The torchbearers of democratic values, the ruling PML-N, are not ones to shy away from creating controversies for themselves. There have been appointed more than five advisors for the Prime Minister of Pakistan, while two of them have been assigned the status of ministers. The constitution of Pakistan clearly states that the PM cannot have more than five advisors and that they have no independent decision making powers. This was brought to the limelight by Mahmood Akhtar Naqvi, who challenged the decision in Lahore High Court.

Giving these advisors the status of ministers is a direct violation of the constitution. The role of a ministerial adviser is to advise the Prime Minister on the course of action that he can take. Under no circumstances can he assume the role of a minister or attempt to exert the power of his minister. The Minister of Foreign Affairs must be a member of Parliament, and member of the cabinet.
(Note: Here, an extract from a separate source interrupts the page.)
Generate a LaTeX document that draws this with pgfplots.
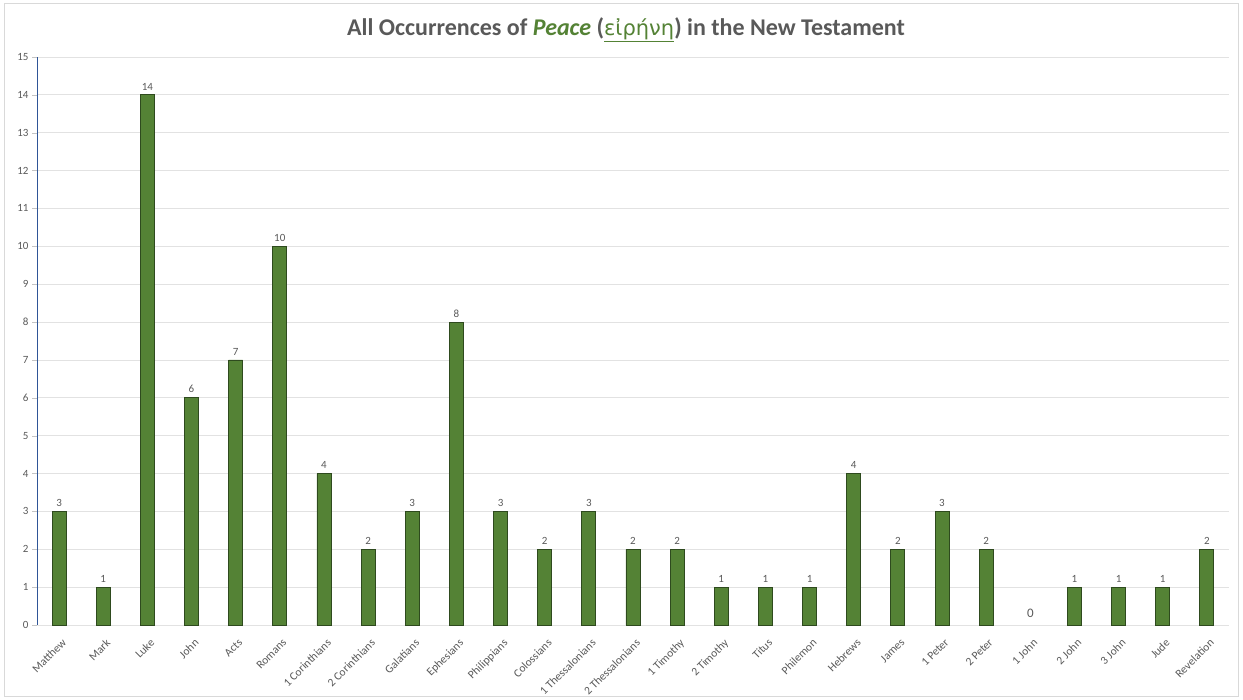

The PM cannot exercise his executive power like a President, and give ministerial powers to an unelected official, as competent and as well meaning as these officials may be.
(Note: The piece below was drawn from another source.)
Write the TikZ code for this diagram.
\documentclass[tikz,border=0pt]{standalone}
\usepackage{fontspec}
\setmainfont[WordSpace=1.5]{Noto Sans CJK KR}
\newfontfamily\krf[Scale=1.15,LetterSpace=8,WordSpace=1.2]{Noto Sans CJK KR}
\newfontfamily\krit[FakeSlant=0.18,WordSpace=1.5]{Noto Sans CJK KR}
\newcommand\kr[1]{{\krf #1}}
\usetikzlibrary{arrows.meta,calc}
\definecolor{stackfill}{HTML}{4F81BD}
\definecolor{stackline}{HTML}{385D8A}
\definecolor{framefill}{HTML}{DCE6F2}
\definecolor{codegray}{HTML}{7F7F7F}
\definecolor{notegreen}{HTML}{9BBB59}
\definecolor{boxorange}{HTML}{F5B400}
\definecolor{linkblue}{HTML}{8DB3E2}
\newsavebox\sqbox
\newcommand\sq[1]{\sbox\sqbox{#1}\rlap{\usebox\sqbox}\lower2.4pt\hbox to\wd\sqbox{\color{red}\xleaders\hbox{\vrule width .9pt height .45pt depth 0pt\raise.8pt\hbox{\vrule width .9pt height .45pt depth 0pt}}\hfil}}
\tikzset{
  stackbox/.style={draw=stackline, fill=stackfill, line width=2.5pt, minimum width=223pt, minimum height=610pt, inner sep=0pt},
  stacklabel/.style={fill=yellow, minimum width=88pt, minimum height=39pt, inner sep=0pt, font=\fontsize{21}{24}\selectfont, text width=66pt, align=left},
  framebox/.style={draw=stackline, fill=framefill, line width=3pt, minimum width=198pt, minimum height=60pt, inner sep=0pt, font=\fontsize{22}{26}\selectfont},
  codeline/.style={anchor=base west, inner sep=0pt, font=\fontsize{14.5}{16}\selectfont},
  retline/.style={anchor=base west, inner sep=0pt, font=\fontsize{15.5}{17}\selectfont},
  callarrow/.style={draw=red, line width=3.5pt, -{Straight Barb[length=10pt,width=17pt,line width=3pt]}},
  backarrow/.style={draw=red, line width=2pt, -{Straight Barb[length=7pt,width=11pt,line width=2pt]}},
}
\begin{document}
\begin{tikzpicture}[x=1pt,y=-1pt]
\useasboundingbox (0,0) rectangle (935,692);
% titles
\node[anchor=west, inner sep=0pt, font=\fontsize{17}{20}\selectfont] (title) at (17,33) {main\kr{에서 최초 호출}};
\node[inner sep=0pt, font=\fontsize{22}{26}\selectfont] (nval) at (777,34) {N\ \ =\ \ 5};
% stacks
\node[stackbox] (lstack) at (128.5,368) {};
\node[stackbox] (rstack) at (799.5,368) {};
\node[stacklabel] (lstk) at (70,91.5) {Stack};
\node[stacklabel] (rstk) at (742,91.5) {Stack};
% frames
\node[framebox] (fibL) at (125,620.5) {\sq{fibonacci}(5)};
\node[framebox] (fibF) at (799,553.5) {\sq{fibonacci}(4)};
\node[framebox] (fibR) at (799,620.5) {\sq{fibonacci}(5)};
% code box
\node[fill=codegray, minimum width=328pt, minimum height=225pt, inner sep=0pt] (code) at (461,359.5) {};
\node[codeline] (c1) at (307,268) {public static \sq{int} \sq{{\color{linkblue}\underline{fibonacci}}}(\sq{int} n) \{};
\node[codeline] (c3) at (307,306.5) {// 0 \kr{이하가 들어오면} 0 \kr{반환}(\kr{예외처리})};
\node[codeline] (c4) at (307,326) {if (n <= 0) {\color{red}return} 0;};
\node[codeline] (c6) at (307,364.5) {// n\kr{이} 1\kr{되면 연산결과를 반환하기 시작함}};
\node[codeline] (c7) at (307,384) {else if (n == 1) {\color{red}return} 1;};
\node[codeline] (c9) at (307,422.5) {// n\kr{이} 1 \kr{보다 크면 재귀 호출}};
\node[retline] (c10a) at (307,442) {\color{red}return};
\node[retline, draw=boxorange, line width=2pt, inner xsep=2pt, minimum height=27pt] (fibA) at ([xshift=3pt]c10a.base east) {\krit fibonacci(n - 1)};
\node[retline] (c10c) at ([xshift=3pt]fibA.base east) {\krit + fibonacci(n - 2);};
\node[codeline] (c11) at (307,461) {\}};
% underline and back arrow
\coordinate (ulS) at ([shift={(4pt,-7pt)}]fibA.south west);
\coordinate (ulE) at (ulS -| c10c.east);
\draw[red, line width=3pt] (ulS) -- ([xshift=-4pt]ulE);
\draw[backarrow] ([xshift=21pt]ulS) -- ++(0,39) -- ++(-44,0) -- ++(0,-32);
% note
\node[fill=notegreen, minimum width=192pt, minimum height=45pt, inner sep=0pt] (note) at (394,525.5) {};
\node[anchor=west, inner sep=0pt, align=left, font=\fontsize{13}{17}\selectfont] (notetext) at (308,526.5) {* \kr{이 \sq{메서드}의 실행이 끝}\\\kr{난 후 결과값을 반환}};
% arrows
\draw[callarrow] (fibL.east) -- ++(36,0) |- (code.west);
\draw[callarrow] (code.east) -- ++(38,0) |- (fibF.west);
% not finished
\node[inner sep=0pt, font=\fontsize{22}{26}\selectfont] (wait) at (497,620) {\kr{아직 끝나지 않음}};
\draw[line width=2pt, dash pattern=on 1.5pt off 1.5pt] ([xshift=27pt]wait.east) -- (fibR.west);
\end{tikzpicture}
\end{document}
The Ministry of Foreign Affairs of Pakistan is a well-established institution but giving the status of a minister to Mr Sartaj Aziz and Mr Tariq Fatemi is a clear usurpation of powers, and sets a bad precedent. It makes the presence and the role of the ministry redundant, and directs too much powers into the hands of the PM.

This highlights a problem inherent in Pakistani politics: the lack respect for institutions and constitutional guards put in place. The Lahore High Court, however, has ruled in favour of the petitioner. The constitution must be abided by. No one is above law, not even those in power.